Here are some safety precautions that you should consider during holidays
Over the years, we’ve come up with an important list of safety precautions we should all consider during the holidays.
Use a very safe and sturdy ladder when putting up decorations
Even if heights don’t scare you while you’re stringing lights on the eaves of the house, be sure to have a friend or relative hold the ladder while you work. When you’re working with electricity, use a wood or fiberglass ladder instead of a metal one. If your ladder is rickety, throw it away and then borrow a neighbor’s or buy a new one. And never go up the ladder when it’s raining.
Light up the house with safety in mind
Whatever kind of lights you festoon from the eaves of your house, be sure to pick lights manufactured for outdoor use. Don’t hang lights using tacks, nails or screws that can pierce the insulation and short circuit. Use insulated hooks instead.
One of the biggest mistakes most owners make with lighting up houses is plugging together string after string of lights to hook into the one receptacle on the outdoor wall they’re decorating. Generally, every electric receptacle in a house will be the same size: 15 amps and 120 volts. The safe wattage for that receptacle will always be 1,440 watts. If you must use extension cords, remember that they can overheat. Touch them now and then to see if they are too warm.

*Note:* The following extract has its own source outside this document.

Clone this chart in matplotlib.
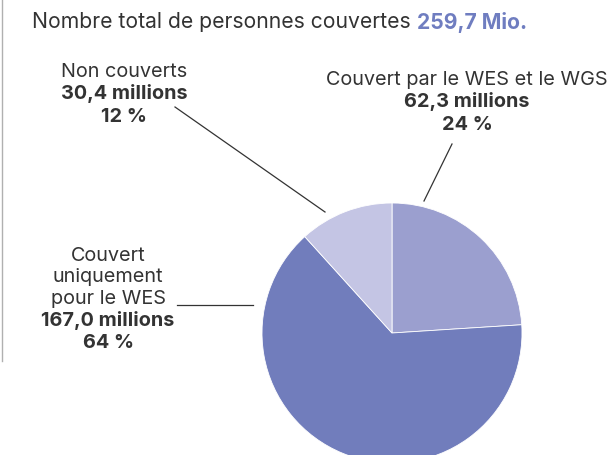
import matplotlib
matplotlib.use("Agg")
import matplotlib.pyplot as plt

plt.rcParams['font.family'] = ['Inter', 'DejaVu Sans']

# données
categories = ["Couvert par le WES et le WGS", "Couvert\nuniquement\npour le WES", "Non couverts"]
millions = [62.3, 167.0, 30.4]
percents = [24, 64, 12]
colors = ["#9b9fcf", "#717dbc", "#c4c5e4"]
total_label = "259,7 Mio."

W, H = 610, 456
fig = plt.figure(figsize=(W / 100, H / 100), dpi=100)
ax = fig.add_axes([0, 0, 1, 1])

# camembert, centre et rayon en pixels
cx, cy, r = 392, H - 334, 130
ax.pie(millions, colors=colors, startangle=90, counterclock=False,
       center=(cx, cy), radius=r,
       wedgeprops=dict(edgecolor="white", linewidth=0.6))
ax.set_xlim(0, W)
ax.set_ylim(0, H)
ax.set_aspect("equal")
ax.axis("off")

dark = "#333333"
fs = 14.3

# titre
t1 = ax.text(32, H - 22, "Nombre total de personnes couvertes ", fontsize=15.2,
             color=dark, va="center", ha="left")
fig.canvas.draw()
bb = t1.get_window_extent(fig.canvas.get_renderer())
ax.text(bb.x1, H - 22, total_label, fontsize=15.2, color="#6f7dc0",
        fontweight="bold", va="center", ha="left")

def fmt(v):
    return f"{v:.1f}".replace(".", ",") + " millions"

def label(x, y_top, name, v, p):
    lines = name.split("\n")
    y = y_top
    for ln in lines:
        ax.text(x, H - y, ln, fontsize=fs, color=dark, ha="center", va="center")
        y += 21.5
    ax.text(x, H - y, fmt(v), fontsize=fs, color=dark, ha="center",
            va="center", fontweight="bold")
    y += 23
    ax.text(x, H - y, f"{p} %", fontsize=fs, color=dark, ha="center",
            va="center", fontweight="bold")

label(467, 80, categories[0], millions[0], percents[0])
label(108, 256, categories[1], millions[1], percents[1])
label(124, 72, categories[2], millions[2], percents[2])

# lignes de rappel
ax.plot([452, 424], [H - 145, H - 202], color=dark, lw=0.9)
ax.plot([177, 253], [H - 306, H - 306], color=dark, lw=0.9)
ax.plot([175, 325], [H - 108, H - 213], color=dark, lw=0.9)

# trait vertical à gauche
ax.plot([2, 2], [H, H - 362], color="#b0b0b0", lw=1)

fig.savefig("out.png", dpi=100)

If you buy new lights, you’ll find that the box they come in will tell you just how many strings you can safely put together. And if they’re old lights that have been drying out in the garage for a few years, you’d better buy new strings.
One way to avoid many problems is by switching from those old-fashioned incandescent lights to LEDs – light-emitting diodes – for your tree and outdoor decorations. They’re cooler to the touch; they use only about 15 percent of the energy that incandescents use. They’re safer to use around Christmas trees and wreaths. However, they can be a little more expensive.
If you’re planning a very serious display of twinkle lights and electronic reindeer at your house, you might want an electrician to add new circuits and receptacles to your house to make sure that all is safe and sound.
Cooking and the kitchen: Don’t leave the kitchen when frying, roasting, broiling or grilling. It’s easy to get distracted during the holiday season, so set a timer as a reminder that your oven is on or when something is simmering on the range.
Candles: Only burn candles that you can keep within your line of sight. Put them out when leaving a room or before going to sleep. Keep candles out of the reach of pets or small children. Trim the wicks on candles to a quarter inch in length each time before burning, according to the National Candle Association. Always place candles on a stable, heat resistant surface and make sure the candle is not a shelf in a bookcase or under a cabinet. Don’t burn a candle all the way down.
Smoke alarms and extinguishers: Make sure your smoke alarms are working and replace any needed batteries now if you haven’t done so in a long time. They may need replacing once a year; doing that regularly on New Year’s Eve will make that job easier to remember. Many homeowners have fire extinguishers in their kitchens, but don’t know how to use them. Check the instructions: Stand about six feet from the fire and pull the extinguisher safety pin. Aim the chemical low — at the base of the fire. Keep the extinguisher upright and squeeze the trigger slowly. Sweep the flames until the extinguisher runs dry – about 10 to 20 seconds.
Christmas trees: Remember to water your tree daily. Always keep the tree at least three feet from any heat source, like a fireplace, heat vent or candles. Replace lights on your tree that have worn cords or loose bulb connections. Turn off tree lights at bedtime or before leaving the house. When the needles on your tree get dry and crispy, it’s time for the tree to go.